Exercise description:
Gather all lines in the records below that include the word "this".

Task material:
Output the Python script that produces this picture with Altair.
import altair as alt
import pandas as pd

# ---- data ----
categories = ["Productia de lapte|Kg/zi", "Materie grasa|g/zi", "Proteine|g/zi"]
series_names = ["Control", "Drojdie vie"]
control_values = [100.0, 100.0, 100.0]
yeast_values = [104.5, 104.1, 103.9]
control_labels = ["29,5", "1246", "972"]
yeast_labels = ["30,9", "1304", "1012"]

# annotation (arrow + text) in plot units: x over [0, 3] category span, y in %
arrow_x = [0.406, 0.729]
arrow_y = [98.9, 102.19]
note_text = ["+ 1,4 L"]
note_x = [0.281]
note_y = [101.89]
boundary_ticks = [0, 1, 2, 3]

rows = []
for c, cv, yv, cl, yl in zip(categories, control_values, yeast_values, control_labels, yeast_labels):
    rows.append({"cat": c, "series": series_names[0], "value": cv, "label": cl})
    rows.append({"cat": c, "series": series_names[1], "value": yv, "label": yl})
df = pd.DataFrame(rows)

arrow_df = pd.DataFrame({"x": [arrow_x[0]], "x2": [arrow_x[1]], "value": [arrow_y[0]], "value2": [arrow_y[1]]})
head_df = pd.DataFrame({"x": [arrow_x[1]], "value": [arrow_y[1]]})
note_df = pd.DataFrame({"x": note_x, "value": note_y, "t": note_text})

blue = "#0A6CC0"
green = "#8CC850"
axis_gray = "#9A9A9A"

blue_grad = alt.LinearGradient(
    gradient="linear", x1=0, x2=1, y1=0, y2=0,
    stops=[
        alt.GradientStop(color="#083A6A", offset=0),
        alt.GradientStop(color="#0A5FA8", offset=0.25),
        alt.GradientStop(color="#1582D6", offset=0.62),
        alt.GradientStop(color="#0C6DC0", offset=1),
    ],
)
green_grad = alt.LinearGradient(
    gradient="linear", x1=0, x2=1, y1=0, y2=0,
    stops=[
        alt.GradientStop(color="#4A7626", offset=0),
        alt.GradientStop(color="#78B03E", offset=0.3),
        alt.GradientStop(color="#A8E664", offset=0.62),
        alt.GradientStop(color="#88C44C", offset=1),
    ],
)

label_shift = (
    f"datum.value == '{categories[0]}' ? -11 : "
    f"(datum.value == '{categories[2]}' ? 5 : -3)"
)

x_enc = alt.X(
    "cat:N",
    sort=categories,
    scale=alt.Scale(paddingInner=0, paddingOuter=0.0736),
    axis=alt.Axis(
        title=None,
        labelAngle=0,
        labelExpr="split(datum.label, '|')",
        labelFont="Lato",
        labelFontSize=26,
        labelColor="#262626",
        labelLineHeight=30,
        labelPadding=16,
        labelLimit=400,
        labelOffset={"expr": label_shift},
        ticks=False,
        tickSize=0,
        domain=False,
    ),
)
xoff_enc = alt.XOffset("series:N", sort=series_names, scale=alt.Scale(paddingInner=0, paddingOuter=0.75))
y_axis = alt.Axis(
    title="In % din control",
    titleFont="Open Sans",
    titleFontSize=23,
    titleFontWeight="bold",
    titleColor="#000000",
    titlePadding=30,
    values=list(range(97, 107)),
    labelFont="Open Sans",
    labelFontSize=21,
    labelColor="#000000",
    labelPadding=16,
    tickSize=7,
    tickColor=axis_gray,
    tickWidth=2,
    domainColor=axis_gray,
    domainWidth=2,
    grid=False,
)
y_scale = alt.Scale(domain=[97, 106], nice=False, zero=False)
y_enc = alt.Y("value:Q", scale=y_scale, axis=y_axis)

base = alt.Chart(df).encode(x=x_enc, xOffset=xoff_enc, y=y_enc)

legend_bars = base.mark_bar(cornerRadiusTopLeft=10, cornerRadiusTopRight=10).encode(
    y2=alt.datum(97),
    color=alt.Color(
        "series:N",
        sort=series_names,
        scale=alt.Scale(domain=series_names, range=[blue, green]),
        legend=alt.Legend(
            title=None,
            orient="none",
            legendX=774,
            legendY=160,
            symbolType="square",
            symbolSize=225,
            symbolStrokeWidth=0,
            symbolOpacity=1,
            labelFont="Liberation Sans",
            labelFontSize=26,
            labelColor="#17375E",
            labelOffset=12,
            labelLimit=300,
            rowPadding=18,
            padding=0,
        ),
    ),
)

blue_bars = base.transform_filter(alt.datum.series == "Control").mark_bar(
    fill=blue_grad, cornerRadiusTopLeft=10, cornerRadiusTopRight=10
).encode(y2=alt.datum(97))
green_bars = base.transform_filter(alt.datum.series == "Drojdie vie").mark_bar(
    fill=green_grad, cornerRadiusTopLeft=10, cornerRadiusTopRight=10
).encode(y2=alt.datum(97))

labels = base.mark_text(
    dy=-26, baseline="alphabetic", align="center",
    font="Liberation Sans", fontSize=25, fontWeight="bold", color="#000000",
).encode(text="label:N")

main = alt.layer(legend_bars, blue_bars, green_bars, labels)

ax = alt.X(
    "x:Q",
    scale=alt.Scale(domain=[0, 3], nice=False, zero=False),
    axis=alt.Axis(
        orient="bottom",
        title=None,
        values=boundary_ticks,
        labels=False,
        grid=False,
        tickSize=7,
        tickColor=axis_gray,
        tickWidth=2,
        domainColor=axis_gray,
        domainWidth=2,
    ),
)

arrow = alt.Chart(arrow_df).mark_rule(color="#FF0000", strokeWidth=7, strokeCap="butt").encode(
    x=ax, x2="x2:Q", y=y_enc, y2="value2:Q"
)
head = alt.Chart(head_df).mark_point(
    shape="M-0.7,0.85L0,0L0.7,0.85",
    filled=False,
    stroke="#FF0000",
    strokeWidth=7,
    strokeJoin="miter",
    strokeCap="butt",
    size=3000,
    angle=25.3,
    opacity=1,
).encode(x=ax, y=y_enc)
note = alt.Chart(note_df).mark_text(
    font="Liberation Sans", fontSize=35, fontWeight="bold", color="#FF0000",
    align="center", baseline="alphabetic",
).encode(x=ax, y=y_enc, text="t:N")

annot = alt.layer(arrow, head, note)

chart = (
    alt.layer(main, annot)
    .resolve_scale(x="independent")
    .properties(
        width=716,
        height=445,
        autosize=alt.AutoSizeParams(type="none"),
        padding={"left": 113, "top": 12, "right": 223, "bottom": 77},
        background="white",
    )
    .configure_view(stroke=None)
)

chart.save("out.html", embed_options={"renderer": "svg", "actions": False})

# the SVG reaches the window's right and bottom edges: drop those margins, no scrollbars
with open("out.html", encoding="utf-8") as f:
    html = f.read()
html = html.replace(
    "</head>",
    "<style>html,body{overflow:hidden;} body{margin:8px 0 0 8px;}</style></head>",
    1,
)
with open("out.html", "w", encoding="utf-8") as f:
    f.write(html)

---

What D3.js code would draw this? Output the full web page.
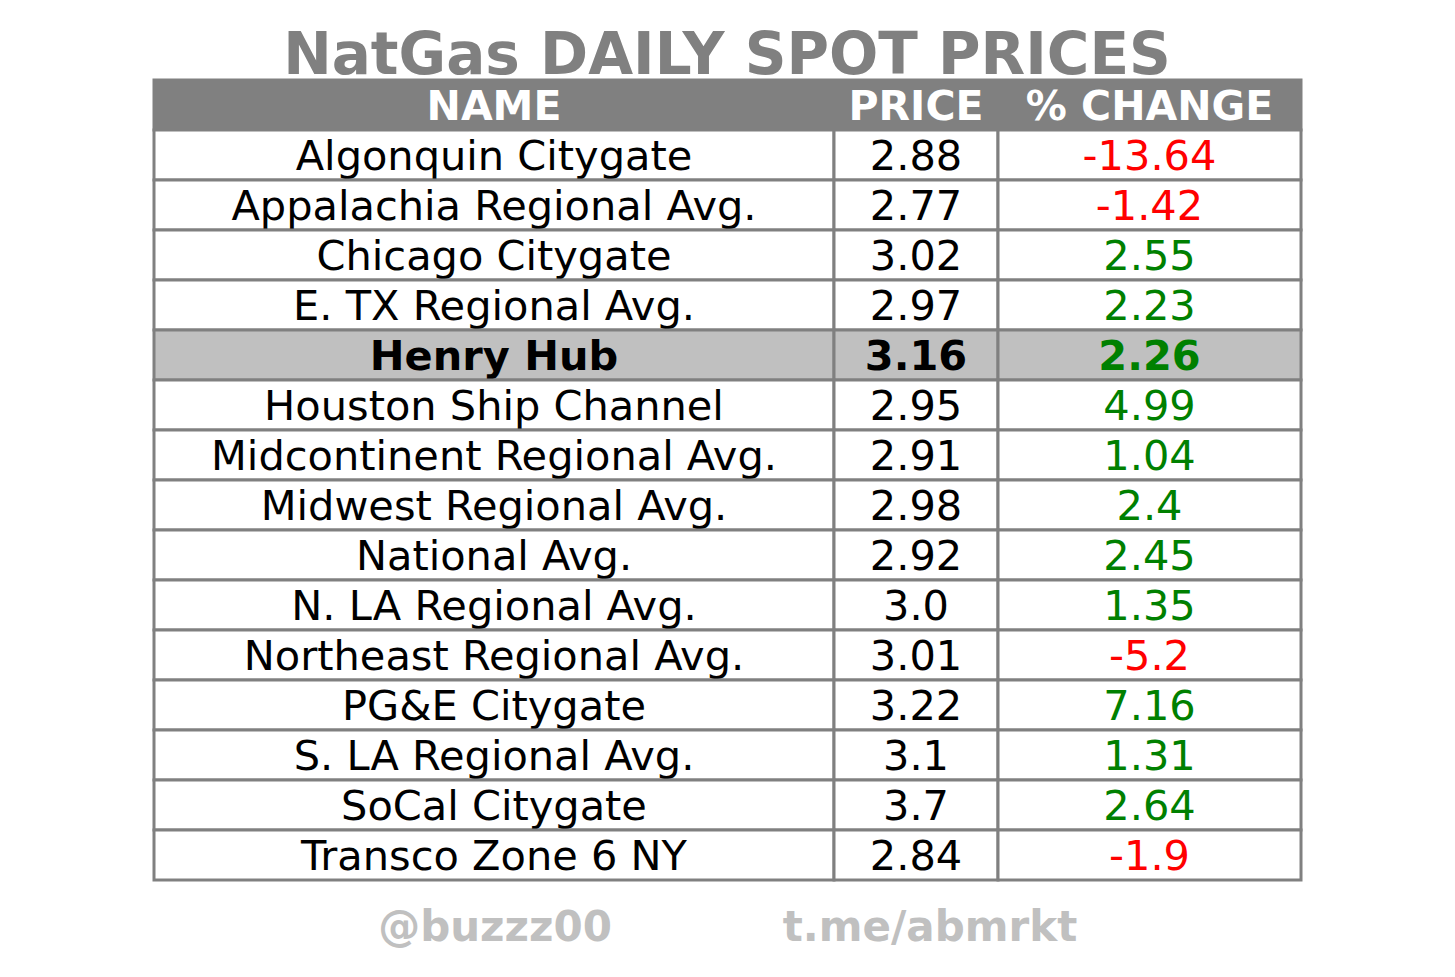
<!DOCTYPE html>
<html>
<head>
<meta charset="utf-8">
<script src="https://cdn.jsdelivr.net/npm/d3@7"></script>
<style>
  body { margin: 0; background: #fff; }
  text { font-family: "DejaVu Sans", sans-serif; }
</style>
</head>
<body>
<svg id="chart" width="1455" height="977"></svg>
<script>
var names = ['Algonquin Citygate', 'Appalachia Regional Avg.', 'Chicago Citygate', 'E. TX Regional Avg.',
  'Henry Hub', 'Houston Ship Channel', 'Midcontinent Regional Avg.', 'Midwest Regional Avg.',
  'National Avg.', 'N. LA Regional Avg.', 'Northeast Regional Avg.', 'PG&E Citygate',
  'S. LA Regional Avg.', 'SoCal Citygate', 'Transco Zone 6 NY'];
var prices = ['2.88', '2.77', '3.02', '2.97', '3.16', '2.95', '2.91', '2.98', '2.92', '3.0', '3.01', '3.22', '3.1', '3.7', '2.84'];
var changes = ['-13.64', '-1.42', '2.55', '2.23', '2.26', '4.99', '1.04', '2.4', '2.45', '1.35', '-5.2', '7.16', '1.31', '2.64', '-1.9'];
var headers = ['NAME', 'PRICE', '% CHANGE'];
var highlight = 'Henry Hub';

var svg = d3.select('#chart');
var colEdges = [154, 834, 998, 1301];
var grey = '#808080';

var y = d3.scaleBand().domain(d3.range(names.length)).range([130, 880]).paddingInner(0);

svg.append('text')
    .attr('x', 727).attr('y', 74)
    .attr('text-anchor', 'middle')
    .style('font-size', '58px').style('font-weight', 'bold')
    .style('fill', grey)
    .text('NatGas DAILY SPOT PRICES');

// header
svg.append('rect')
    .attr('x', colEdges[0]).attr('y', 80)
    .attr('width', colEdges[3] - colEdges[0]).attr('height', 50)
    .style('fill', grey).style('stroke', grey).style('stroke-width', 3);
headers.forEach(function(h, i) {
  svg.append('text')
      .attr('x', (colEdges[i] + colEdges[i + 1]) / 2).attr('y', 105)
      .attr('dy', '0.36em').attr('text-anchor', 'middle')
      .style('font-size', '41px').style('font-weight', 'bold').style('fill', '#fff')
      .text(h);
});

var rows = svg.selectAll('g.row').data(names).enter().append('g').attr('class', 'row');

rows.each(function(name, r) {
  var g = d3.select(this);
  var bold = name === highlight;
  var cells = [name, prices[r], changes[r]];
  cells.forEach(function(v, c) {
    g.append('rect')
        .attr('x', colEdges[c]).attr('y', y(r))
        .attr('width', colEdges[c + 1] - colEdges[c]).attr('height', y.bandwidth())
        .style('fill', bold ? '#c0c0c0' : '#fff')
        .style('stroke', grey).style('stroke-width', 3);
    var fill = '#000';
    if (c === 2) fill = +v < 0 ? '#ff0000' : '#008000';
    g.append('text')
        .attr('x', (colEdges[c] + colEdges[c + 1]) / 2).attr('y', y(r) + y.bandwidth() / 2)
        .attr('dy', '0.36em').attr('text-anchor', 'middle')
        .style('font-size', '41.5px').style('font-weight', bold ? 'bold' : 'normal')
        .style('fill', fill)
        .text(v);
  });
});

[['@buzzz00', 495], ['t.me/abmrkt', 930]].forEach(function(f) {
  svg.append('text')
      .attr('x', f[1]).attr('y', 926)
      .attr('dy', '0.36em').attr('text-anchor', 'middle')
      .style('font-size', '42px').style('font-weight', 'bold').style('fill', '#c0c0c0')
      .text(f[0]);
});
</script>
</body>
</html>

Written answer:
Output the Python script that produces this picture with Altair.
What D3.js code would draw this? Output the full web page.
  var g = d3.select(this);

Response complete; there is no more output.